The Department of Homeland Security is finally eliminating one of the worst vestiges of the immediate aftermath of 9/11 – the National Security Entry-Exit Registration System (NSEERS) that required special travel procedures for those coming from more than two dozen countries that raised terrorism concerns.

NSEERS was an understandable, but nonetheless counterproductive, response to the fears of the post-9/11 environment. The United States quite rightly worried that follow on attacks were possible, but had little means for scrutinizing those who might be arriving from overseas to carry out such attacks. All 19 of the hijackers, after all, had originally entered the United States on lawful visas.

So the decision was made in the Bush administration Justice Department to create what amounted to little more than a crude profiling system – all males of certain ages from countries with significant Muslim populations would face intense scrutiny in secondary inspection upon arrival in the United States, would be required to re-register with the government at regular intervals, and could only leave the country through certain designated airports with exit procedures in place. Those already living in the United States who fit the profile were also required to register. The Bush administration dropped the registration requirements in 2004, but the other provisions remained.

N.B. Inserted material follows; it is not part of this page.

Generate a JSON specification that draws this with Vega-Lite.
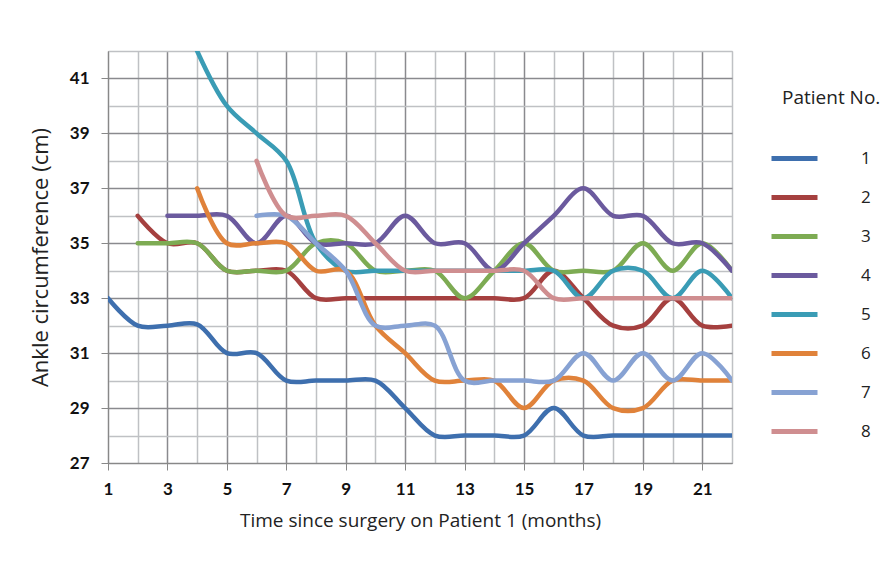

NSEERS never demonstrated its effectiveness as a screening tool, according to the 9/11 Commission. And it hurt in other ways, angering friendly governments like Indonesia and Bangladesh who resented discriminatory treatment of their citizens, and driving away the skilled, educated immigrants who often become the best friends of the United States. Travel to the United States from these countries fell sharply.

Moreover, as former Customs Commissioner Robert Bonner and I argued in a 2009 Washington Post op-ed, “U.S. border screening procedures have improved tremendously in recent years, which further diminishes the value of the special-registration program.” These measures include the U.S.-Visit entry program, improvements in the terrorist watch lists, and CBP’s targeting systems for identifying suspicious travelers. Such targeted measures are both more effective, and less disruptive, than NSEERS.

The program would probably have been terminated sooner if not for the failed 2009 Christmas bombing attempt on the airliner over Detroit, though ironically the bomber came from Nigeria, a country not on the NSEERS list. But even late, it is a welcome move. While technically the program has not been killed, all the targeted countries will be removed from the NSEERS list, effectively terminating it.

DHS should close the circle, however, by dealing with many outstanding cases of lawful immigrants in the United States who failed to meet some requirement of the NSEERS system and as a result may face the threat of deportation rather than being able to acquire green cards or citizenship. NSEERS was an emergency measure, and an unfortunately ill-conceived one. It should be left in the past.

  • Sid K

    Hi Edward,

    Will this apply to citizens of other countries (such as India) who have been registered as well?


    • Edward Alden

      My understanding is that everyone who had been required to register under NSEERS (including some Indians and other nationalities) will no longer have to register to enter or depart from the United States. Individuals who had already registered to enter and are currently in the U.S. will not have to register to depart. But I would strongly recommend checking with CBP officials for anyone intending to leave the United States and re-enter, just to make certain this is the case. Sometimes these decisions take a while to filter down to those on the front line responsible for implementation.